Den Weg zum Kindergarten joggt Sarah und schiebt Hannah im Buggy vor sich her. Bis 16 Uhr geht Hannah in den Kindergarten, als Sarah sie abholt, sitzt sie vergnügt auf der Schaukel im Garten. „Un, dos, tres“, zählt der Erzieher, der sie anstößt. Im Eingangsbereich steht in vielen verschiedenen Sprachen „Willkommen“ geschrieben. Ein internationales, offenes Umfeld, so wie Sarah es von ihrer Kindheit in Asien kennt, so wie sie es sich für ihre Tochter wünscht.

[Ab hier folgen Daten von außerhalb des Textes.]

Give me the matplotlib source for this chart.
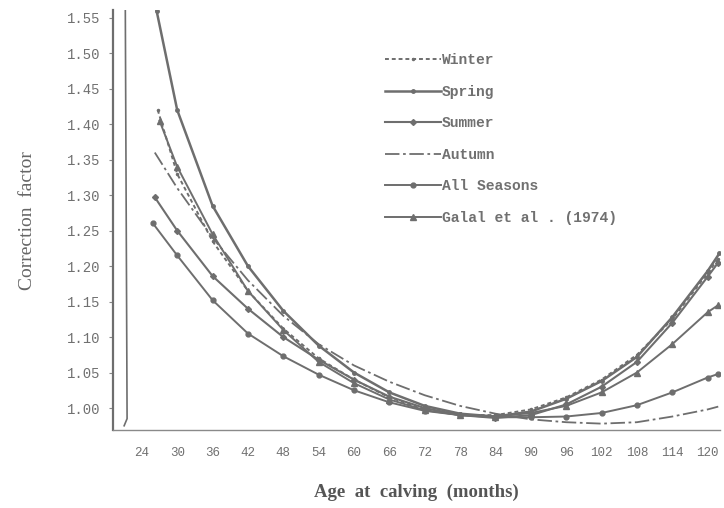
import matplotlib
matplotlib.use('Agg')
import matplotlib.pyplot as plt

# age at calving (months) and correction factors
spring_age = [26.5, 30, 36, 42, 48, 54, 60, 66, 72, 78, 84, 90, 96, 102, 108, 114, 120, 122]
spring_cf  = [1.56, 1.42, 1.285, 1.20, 1.137, 1.088, 1.05, 1.022, 1.003, 0.992, 0.988, 0.995, 1.013, 1.038, 1.072, 1.128, 1.193, 1.218]

winter_age = [26.7, 30, 36, 42, 48, 54, 60, 66, 72, 78, 84, 90, 96, 102, 108, 114, 120, 121.8]
winter_cf  = [1.42, 1.33, 1.235, 1.165, 1.112, 1.07, 1.04, 1.015, 0.998, 0.99, 0.99, 0.998, 1.015, 1.04, 1.075, 1.125, 1.19, 1.21]

galal_age = [27, 30, 36, 42, 48, 54, 60, 66, 72, 78, 84, 90, 96, 102, 108, 114, 120, 121.8]
galal_cf  = [1.405, 1.34, 1.245, 1.165, 1.11, 1.065, 1.035, 1.012, 0.997, 0.99, 0.988, 0.993, 1.003, 1.022, 1.05, 1.09, 1.135, 1.145]

autumn_age = [26.2, 30, 36, 42, 48, 54, 60, 66, 72, 78, 84, 90, 96, 102, 108, 114, 120, 121.8]
autumn_cf  = [1.36, 1.31, 1.24, 1.18, 1.13, 1.09, 1.06, 1.037, 1.018, 1.003, 0.992, 0.984, 0.98, 0.978, 0.98, 0.988, 0.998, 1.002]

summer_age = [26.2, 30, 36, 42, 48, 54, 60, 66, 72, 78, 84, 90, 96, 102, 108, 114, 120, 121.8]
summer_cf  = [1.297, 1.25, 1.186, 1.14, 1.10, 1.068, 1.04, 1.016, 1.0, 0.99, 0.986, 0.99, 1.005, 1.03, 1.065, 1.12, 1.185, 1.205]

all_age = [25.9, 30, 36, 42, 48, 54, 60, 66, 72, 78, 84, 90, 96, 102, 108, 114, 120, 121.8]
all_cf  = [1.26, 1.215, 1.152, 1.105, 1.073, 1.047, 1.025, 1.008, 0.996, 0.99, 0.987, 0.987, 0.988, 0.993, 1.004, 1.022, 1.043, 1.048]

# the near-vertical stroke drawn next to the y axis in the original
edge_age = [21.0, 21.5, 21.2]
edge_cf  = [0.975, 0.985, 1.56]

xticks = [24, 30, 36, 42, 48, 54, 60, 66, 72, 78, 84, 90, 96, 102, 108, 114, 120]
yticks = [1.00, 1.05, 1.10, 1.15, 1.20, 1.25, 1.30, 1.35, 1.40, 1.45, 1.50, 1.55]

grey = '#6e6e6e'
mono = ['Liberation Mono', 'DejaVu Sans Mono']
serif = ['Liberation Serif', 'DejaVu Serif']

fig = plt.figure(figsize=(7.24, 5.08), dpi=100)
ax = fig.add_axes([0.156, 0.1535, 0.8385, 0.8265])

ax.plot(winter_age, winter_cf, color=grey, lw=1.4, ls=(0, (2, 1.5)),
        marker='.', markersize=3, label='Winter')
ax.plot(spring_age, spring_cf, color=grey, lw=1.8,
        marker='o', markersize=2.5, label='Spring')
ax.plot(summer_age, summer_cf, color=grey, lw=1.5,
        marker='D', markersize=3, label='Summer')
ax.plot(autumn_age, autumn_cf, color=grey, lw=1.3, ls=(0, (8, 2, 1.5, 2)),
        label='Autumn')
ax.plot(all_age, all_cf, color=grey, lw=1.4,
        marker='o', markersize=3.5, label='All Seasons')
ax.plot(galal_age, galal_cf, color=grey, lw=1.4,
        marker='^', markersize=4, label='Galal et al . (1974)')
ax.plot(edge_age, edge_cf, color=grey, lw=1.2)

ax.set_xlim(19.1, 122.1)
ax.set_ylim(0.969, 1.5606)
ax.set_xticks(xticks)
ax.set_xticklabels([str(t) for t in xticks], family=mono, fontsize=9)
ax.set_yticks(yticks)
ax.set_yticklabels(['%.2f' % t for t in yticks], family=mono, fontsize=10)
ax.tick_params(axis='both', colors='#888888', length=3, width=0.8, pad=6)
ax.tick_params(axis='x', length=0, pad=12)
for lab in ax.get_xticklabels() + ax.get_yticklabels():
    lab.set_color('#707070')

for s in ['top', 'right']:
    ax.spines[s].set_visible(False)
ax.spines['left'].set_color(grey)
ax.spines['left'].set_linewidth(1.6)
ax.spines['bottom'].set_color('#8a8a8a')
ax.spines['bottom'].set_linewidth(1.0)

ax.set_ylabel('Correction  factor', family=serif, fontsize=14, color='#666666', labelpad=22)
ax.set_xlabel('Age  at  calving  (months)', family=serif, fontsize=13.5, fontweight='bold',
              color='#555555', labelpad=18)

leg = ax.legend(loc='upper left', bbox_to_anchor=(0.532, 0.895), bbox_transform=fig.transFigure,
                frameon=False, borderpad=0, borderaxespad=0, handlelength=3.8,
                handletextpad=0.1, labelspacing=1.2,
                prop={'family': mono, 'size': 10.5, 'weight': 'bold'})
for t in leg.get_texts():
    t.set_color('#707070')

plt.savefig('out.png', dpi=100)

Weil Hannah schon drei ist, zahlt sie in Heilbronn nicht einmal Kindergartengebühren. Das ist längst kein Normalfall: Je nach Gemeinde werden unterschiedlich hohe Kindergartengebühren erhoben – wenn es überhaupt einen freien Platz in Kindertagesstätte oder Kindergarten gibt. Seit August 2013 haben Eltern zwar einen Anspruch auf einen Betreuungsplatz ab einem Jahr, doch das bleibt in vielen Städten oft nur Theorie. 33.111 Kitaplätze für unter Dreijährige fehlen allein in Baden-Württemberg. Die Folge: Die Mütter können gar nicht oder nur halbtags arbeiten. Und mit den geringen Beiträgen in die Rentenkasse werden oft schon die Weichen in Richtung Altersarmut gestellt.

Soweit denkt Sarah nicht, für sie ist die Zeit, in der sie von anderen abhängig ist nur ein Lebensabschnitt. Ob sie den Luxus ihres früheren Lebens vermisst? Sie schüttelt den Kopf. Hannah ist jetzt ihr Leben, ihre Verantwortung. „Was auch immer ich für sie tun kann, tue ich." Nur an den alten Job in der Filmbranche, daran denkt Sarah wehmütig zurück. 

Vor einer Woche hat sie sich bei der Filmakademie in Ludwigsburg vorgestellt.